Our Solution: Direct Optimality Scoring
This patent introduces a novel scoring mechanism that assigns weights to DAG nodes in a way that preserves the dominance hierarchy, ensuring:
Higher-level preferences in the DAG always dominate any combination of lower-level preferences, preventing gaming through feature stacking.
- ✅ No dominance testing needed — each solution gets a single, stable optimality score
- ✅ Pareto-optimality guaranteed — maximum-score solutions are provably optimal
- ✅ Incremental processing — new solutions can be scored without recomputing existing scores
- ✅ Parallel computation — independent scoring enables distributed processing
Technical Highlights
Computational Complexity
Time Complexity: O((V+E) + N×V + N log N)
- V = number of DAG nodes (preference criteria)
- E = number of DAG edges
- N = number of feasible solutions (satisfying mandatory constraints)
- • (V+E): Initialize DAG weights via topological sort
- • N×V: Score each feasible solution against DAG preferences
- • N log N: Sort solutions by optimality score
Key advantage: No pairwise dominance testing needed (which would be O(N² × V)). Our novel scoring mechanism ensures optimality through direct scoring of each solution.

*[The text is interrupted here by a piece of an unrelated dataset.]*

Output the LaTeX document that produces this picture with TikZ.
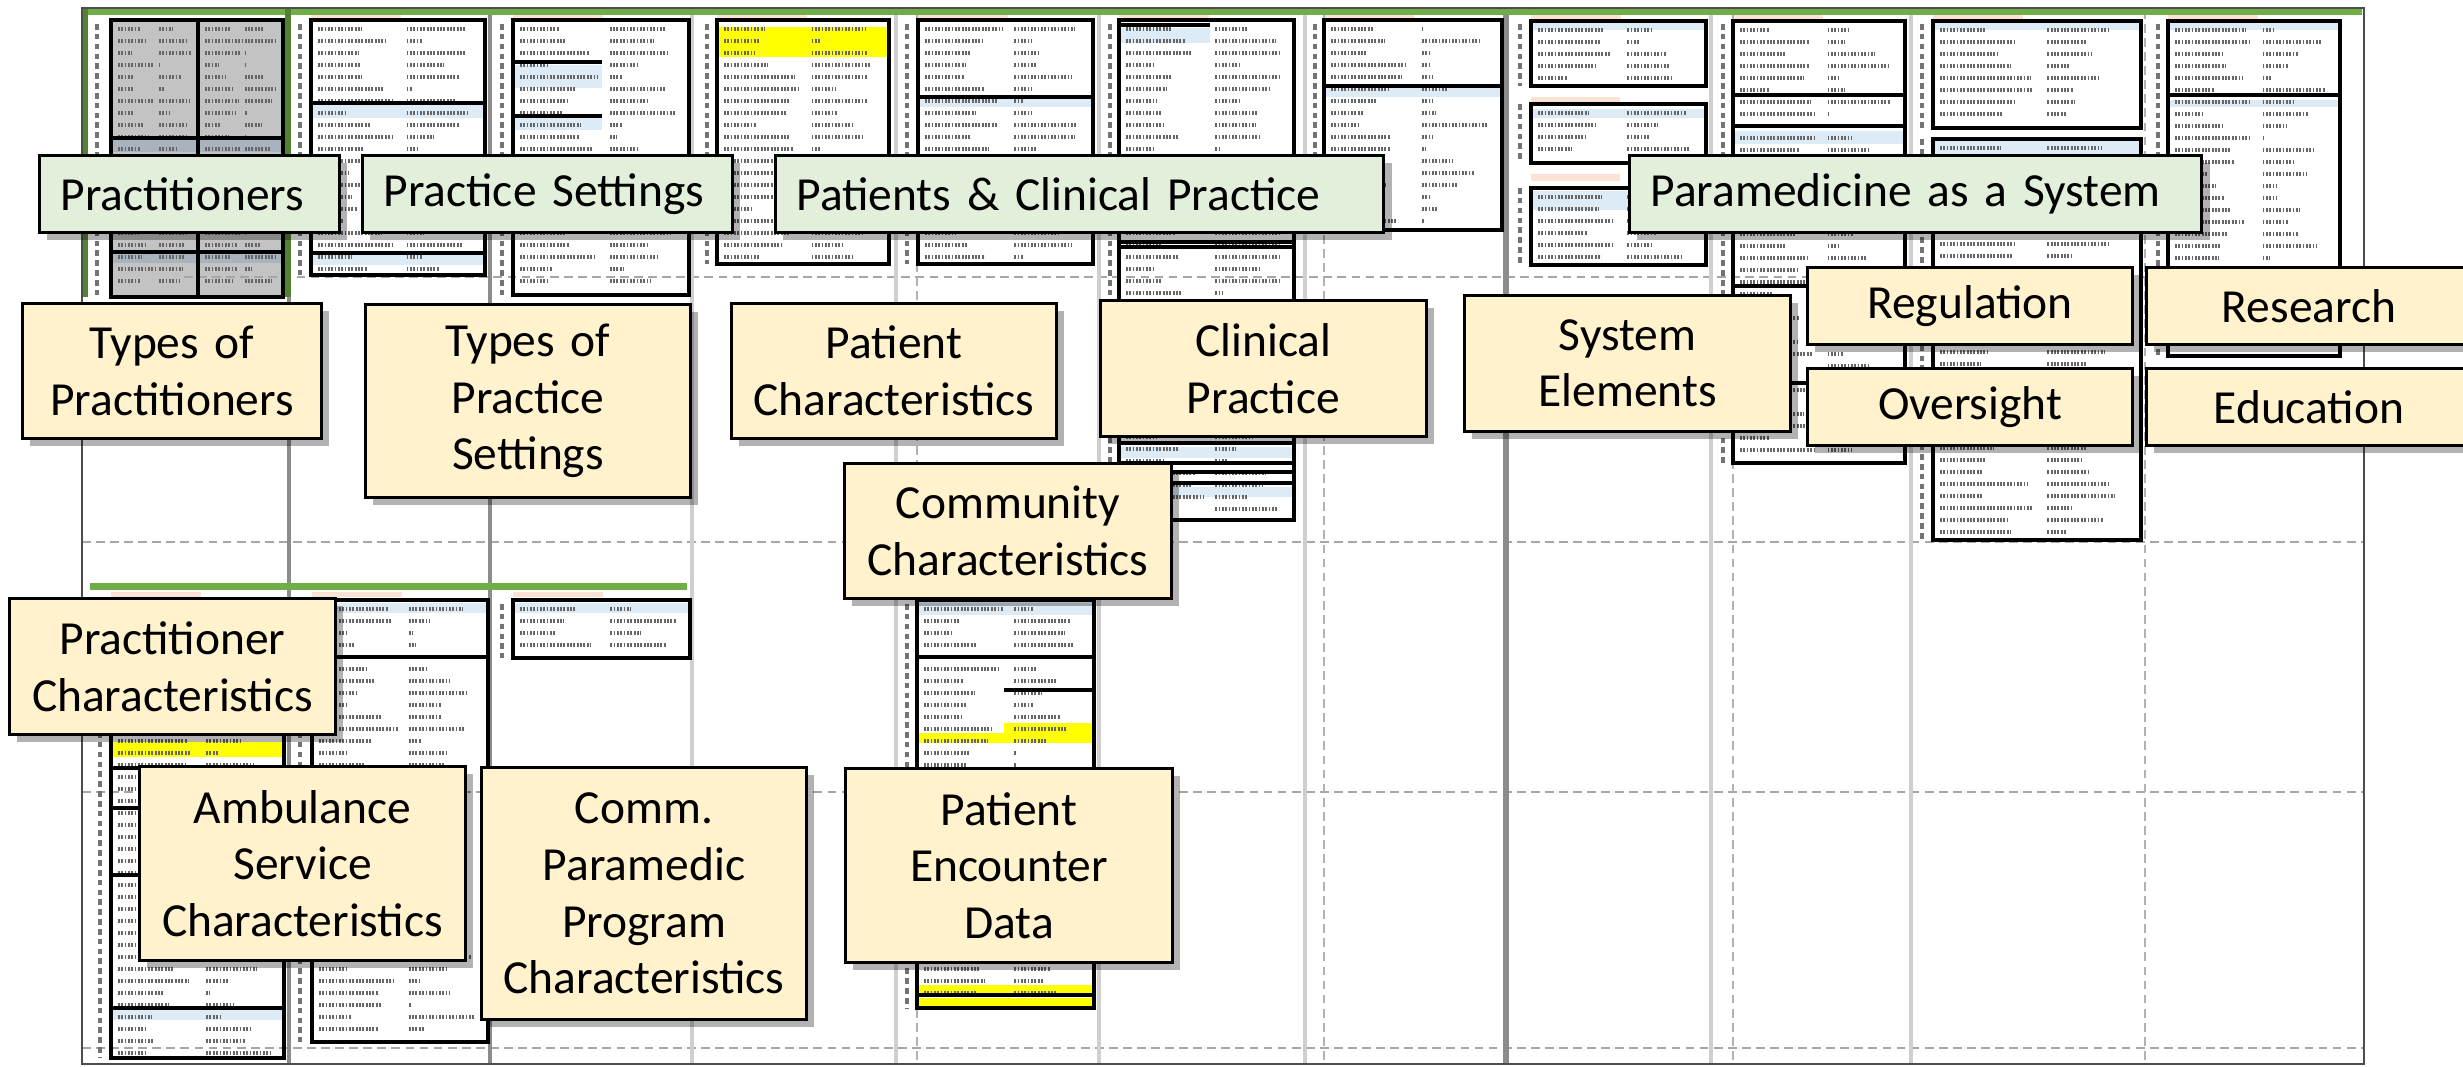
\documentclass[tikz,border=0pt]{standalone}
\usepackage{fontspec}
\setmainfont{Carlito}
\usetikzlibrary{shadows}
\definecolor{lgreen}{HTML}{E2EFDA}
\definecolor{lyellow}{HTML}{FFF2CC}
\definecolor{gbar}{HTML}{70AD47}
\definecolor{gframe}{HTML}{548235}
\definecolor{gridd}{HTML}{8C8C8C}
\definecolor{gridl}{HTML}{CFCFCF}
\definecolor{tgray}{HTML}{C3C3C3}
\definecolor{tslate}{HTML}{A9B3BE}
\definecolor{lblue}{HTML}{DDEBF7}
\definecolor{hyel}{HTML}{FFFF00}
\definecolor{peach}{HTML}{FBE2D5}
\newcommand\glbl[6]{%
  \pgfmathsetmacro\mylw{(#4-#2)*0.28453-12}%
  \pgfmathsetmacro\mylh{(#5-#3)*0.28453}%
  \node[gbox, text width=\mylw pt, minimum height=\mylh pt, anchor=north west] (#1) at (#2,#3) {#6};}
\newcommand\ylbl[6]{%
  \pgfmathsetmacro\mylw{(#4-#2)*0.28453-6}%
  \pgfmathsetmacro\mylh{(#5-#3)*0.28453}%
  \node[ybox, text width=\mylw pt, minimum height=\mylh pt, anchor=north west] (#1) at (#2,#3) {#6};}
\newcommand\bgtext[4]{%
  \pgfmathsetmacro\myya{#2+9}\pgfmathsetmacro\myyb{#2+21}\pgfmathsetmacro\myyc{#4-5}%
  \foreach \yy in {\myya,\myyb,...,\myyc}{%
    \pgfmathsetmacro\myla{(0.15+0.3*rnd)*(#3-#1)}%
    \pgfmathsetmacro\mylb{(0.38*rnd)*(#3-#1)}%
    \draw[txl] ({#1+7},\yy) -- ++(\myla,0);
    \draw[txl] ({#1+0.55*(#3-#1)},\yy) -- ++(\mylb,0);
  }}
\begin{document}
\begin{tikzpicture}[x=0.01cm,y=-0.01cm,
  tbl/.style={draw=black, line width=1.1pt},
  txl/.style={draw=black!60, line width=1.2pt, dash pattern=on 0.5pt off 0.45pt},
  rnum/.style={draw=black!55, line width=1pt, dash pattern=on 1.6pt off 1.2pt},
  vgd/.style={draw=gridd, line width=1.2pt},
  vgl/.style={draw=gridl, line width=1.2pt},
  hdash/.style={draw=black!35, line width=0.8pt, dash pattern=on 2.5pt off 1.5pt},
  vdash/.style={draw=black!30, line width=0.6pt, dash pattern=on 2.5pt off 1.5pt},
  lab/.style={draw=black, line width=0.8pt, font=\fontsize{13.5}{16.1}\selectfont, inner ysep=1pt,
    drop shadow={shadow xshift=2.2pt, shadow yshift=-2.2pt, fill=black, opacity=0.3}},
  gbox/.style={lab, fill=lgreen, inner xsep=6pt, align=left},
  ybox/.style={lab, fill=lyellow, inner xsep=3pt, align=center}]
\useasboundingbox (0,0) rectangle (2463,1066);
\fill[white] (0,0) rectangle (2463,1066);
\pgfmathsetseed{12}
% fills
\fill[tgray] (111,20) rectangle (283,297);
\fill[tslate] (111,138) rectangle (283,152);
\fill[tslate] (111,252) rectangle (283,263);
\fill[lblue] (311,105) rectangle (485,118);
\fill[lblue] (311,255) rectangle (485,265);
\fill[lblue] (513,65) rectangle (602,88);
\fill[lblue] (513,118) rectangle (602,130);
\fill[hyel] (717,27) rectangle (889,57);
\fill[lblue] (918,99) rectangle (1093,107);
\fill[lblue] (1119,28) rectangle (1210,43);
\fill[lblue] (1119,447) rectangle (1294,458);
\fill[lblue] (1119,487) rectangle (1294,497);
\fill[lblue] (1324,88) rectangle (1502,97);
\fill[lblue] (1531,23) rectangle (1706,30);
\fill[lblue] (1531,109) rectangle (1706,118);
\fill[lblue] (1531,191) rectangle (1706,210);
\fill[lblue] (1733,131) rectangle (1905,144);
\fill[lblue] (1933,23) rectangle (2141,30);
\fill[lblue] (1933,140) rectangle (2141,154);
\fill[lblue] (2168,23) rectangle (2340,30);
\fill[lblue] (2168,100) rectangle (2340,107);
\fill[peach] (1531,97) rectangle (1620,102);
\fill[peach] (1531,174) rectangle (1620,181);
\foreach \px in {311,513,717,918,1119,1324,1531,1733,1933,2168}{\fill[peach] (\px,15) rectangle ({\px+90},19);}
\fill[hyel] (111,742) rectangle (284,757);
\fill[lblue] (111,1010) rectangle (284,1020);
\fill[lblue] (312,603) rectangle (488,613);
\fill[lblue] (513,603) rectangle (690,613);
\fill[lblue] (917,603) rectangle (1094,615);
\fill[hyel] (1004,723) rectangle (1094,743);
\fill[hyel] (917,733) rectangle (1004,743);
\fill[hyel] (917,985) rectangle (1094,993);
\fill[hyel] (917,998) rectangle (1094,1007);
\foreach \px in {111,312,513}{\fill[peach] (\px,592) rectangle ({\px+90},597);}
% grid
\draw[hdash] (184,277) -- (2364,277);
\draw[hdash] (82,542) -- (2364,542);
\draw[hdash] (82,792) -- (2364,792);
\draw[hdash] (82,1048) -- (2364,1048);
\draw[vgd] (289,297) -- (289,1064);
\draw[vgd] (490,10) -- (490,1064);
\draw[vgl] (692,10) -- (692,1064);
\draw[vgl] (896,10) -- (896,1064);
\draw[vdash] (917,10) -- (917,1064);
\draw[vgl] (1099,10) -- (1099,1064);
\draw[vgl] (1305,10) -- (1305,1064);
\draw[vdash] (1324,10) -- (1324,1064);
\draw[vgd, line width=1.6pt] (1506,10) -- (1506,1064);
\draw[vgl] (1711,10) -- (1711,1064);
\draw[vdash] (1733,10) -- (1733,1064);
\draw[vgl] (1911,10) -- (1911,1064);
\draw[vdash] (2145,10) -- (2145,1064);
% row numbers
\foreach \px/\ya/\yb in {97/24/297, 300/24/275, 502/24/295, 707/24/264, 907/24/264, 1110/24/520, 1315/24/230, 1520/24/86, 1520/104/163, 1520/188/265, 1723/24/463, 1922/24/128, 1922/139/540, 2158/24/356, 100/604/1058, 300/604/1042, 502/604/658, 907/604/1008}
  {\draw[rnum] (\px,\ya) -- (\px,\yb);}
% texture
\bgtext{111}{20}{198}{297}
\bgtext{198}{20}{283}{297}
\bgtext{311}{20}{485}{275}
\bgtext{513}{20}{689}{295}
\bgtext{717}{20}{889}{264}
\bgtext{918}{20}{1093}{264}
\bgtext{1119}{20}{1294}{520}
\bgtext{1324}{20}{1502}{230}
\bgtext{1531}{21}{1706}{86}
\bgtext{1531}{104}{1706}{163}
\bgtext{1531}{188}{1706}{265}
\bgtext{1733}{21}{1905}{463}
\bgtext{1933}{21}{2141}{128}
\bgtext{1933}{139}{2141}{540}
\bgtext{2168}{21}{2340}{356}
\bgtext{111}{600}{284}{1058}
\bgtext{312}{600}{488}{1042}
\bgtext{513}{600}{690}{658}
\bgtext{917}{600}{1094}{1008}
% tables
\draw[tbl] (111,20) rectangle (283,297);
\draw[tbl] (198,20) -- (198,297) (111,138) -- (283,138) (111,252) -- (283,252);
\draw[tbl] (311,20) rectangle (485,275);
\draw[tbl] (311,103) -- (485,103) (311,253) -- (485,253);
\draw[tbl] (513,20) rectangle (689,295);
\draw[tbl] (513,62) -- (602,62) (513,116) -- (602,116);
\draw[tbl] (717,20) rectangle (889,264);
\draw[tbl] (918,20) rectangle (1093,264);
\draw[tbl] (918,97) -- (1093,97);
\draw[tbl] (1119,20) rectangle (1294,520);
\draw[tbl] (1119,25) -- (1210,25) (1119,242) -- (1294,242) (1119,247) -- (1294,247)
  (1119,443) -- (1294,443) (1119,463) -- (1294,463) (1119,472) -- (1294,472) (1119,483) -- (1294,483);
\draw[tbl] (1324,20) rectangle (1502,230);
\draw[tbl] (1324,86) -- (1502,86);
\draw[tbl] (1531,21) rectangle (1706,86);
\draw[tbl] (1531,104) rectangle (1706,163);
\draw[tbl] (1531,188) rectangle (1706,265);
\draw[tbl] (1733,21) rectangle (1905,463);
\draw[tbl] (1733,95) -- (1905,95) (1733,126) -- (1905,126) (1733,286) -- (1810,286) (1733,383) -- (1905,383);
\draw[tbl] (1933,21) rectangle (2141,128);
\draw[tbl] (1933,139) rectangle (2141,540);
\draw[tbl] (2168,21) rectangle (2340,356);
\draw[tbl] (2168,95) -- (2340,95);
\draw[tbl] (111,600) rectangle (284,1058);
\draw[tbl] (111,768) -- (284,768) (111,808) -- (284,808) (111,875) -- (284,875) (111,1008) -- (284,1008);
\draw[tbl] (312,600) rectangle (488,1042);
\draw[tbl] (312,657) -- (488,657);
\draw[tbl] (513,600) rectangle (690,658);
\draw[tbl] (917,600) rectangle (1094,1008);
\draw[tbl] (917,657) -- (1094,657) (1004,690) -- (1092,690) (917,995) -- (1094,995);
% green bars and frame
\fill[gbar] (84,9) rectangle (2362,15);
\fill[gbar] (90,583) rectangle (687,590);
\draw[gframe, line width=1.5pt] (85,8) -- (85,297) (288,8) -- (288,297);
\draw[black!70, line width=0.7pt] (82,8) rectangle (2364,1064);
% labels
\glbl{practitioners}{38}{154}{338}{231}{Practitioners}
\glbl{settings}{361}{154}{731}{231}{Practice Settings}
\glbl{patients}{774}{154}{1382}{231}{Patients \& Clinical Practice}
\glbl{system}{1628}{154}{2200}{231}{Paramedicine as a System}
\ylbl{typesprac}{21}{302}{320}{437}{Types of\\Practitioners}
\ylbl{typesset}{364}{303}{689}{496}{Types of\\Practice\\Settings}
\ylbl{patchar}{730}{302}{1055}{437}{Patient\\Characteristics}
\ylbl{clinical}{1099}{299}{1425}{435}{Clinical\\Practice}
\ylbl{syselem}{1463}{294}{1789}{430}{System\\Elements}
\ylbl{regulation}{1806}{266}{2131}{343}{Regulation}
\ylbl{oversight}{1806}{367}{2131}{444}{Oversight}
\ylbl{research}{2145}{266}{2470}{343}{Research}
\ylbl{education}{2145}{367}{2470}{444}{Education}
\ylbl{community}{843}{462}{1170}{597}{Community\\Characteristics}
\ylbl{pracchar}{8}{597}{334}{733}{Practitioner\\Characteristics}
\ylbl{ambulance}{138}{765}{464}{959}{Ambulance\\Service\\Characteristics}
\ylbl{comm}{480}{766}{805}{1018}{Comm.\\Paramedic\\Program\\Characteristics}
\ylbl{encounter}{844}{767}{1171}{961}{Patient\\Encounter\\Data}
\end{tikzpicture}
\end{document}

Space: O(V + E + N×V/w) with bitset optimization
Use Cases
- Personalized recommendations
- E-commerce product search
- Vendor/supplier selection
- Regulatory-compliant decisioning
Prior Art Distinctions
Unlike ML-based ranking (opaque, trainable), multi-objective optimization (NP-hard, slow), or weighted sum models (gameable), this approach provides provable optimality, polynomial-time execution, and full auditability.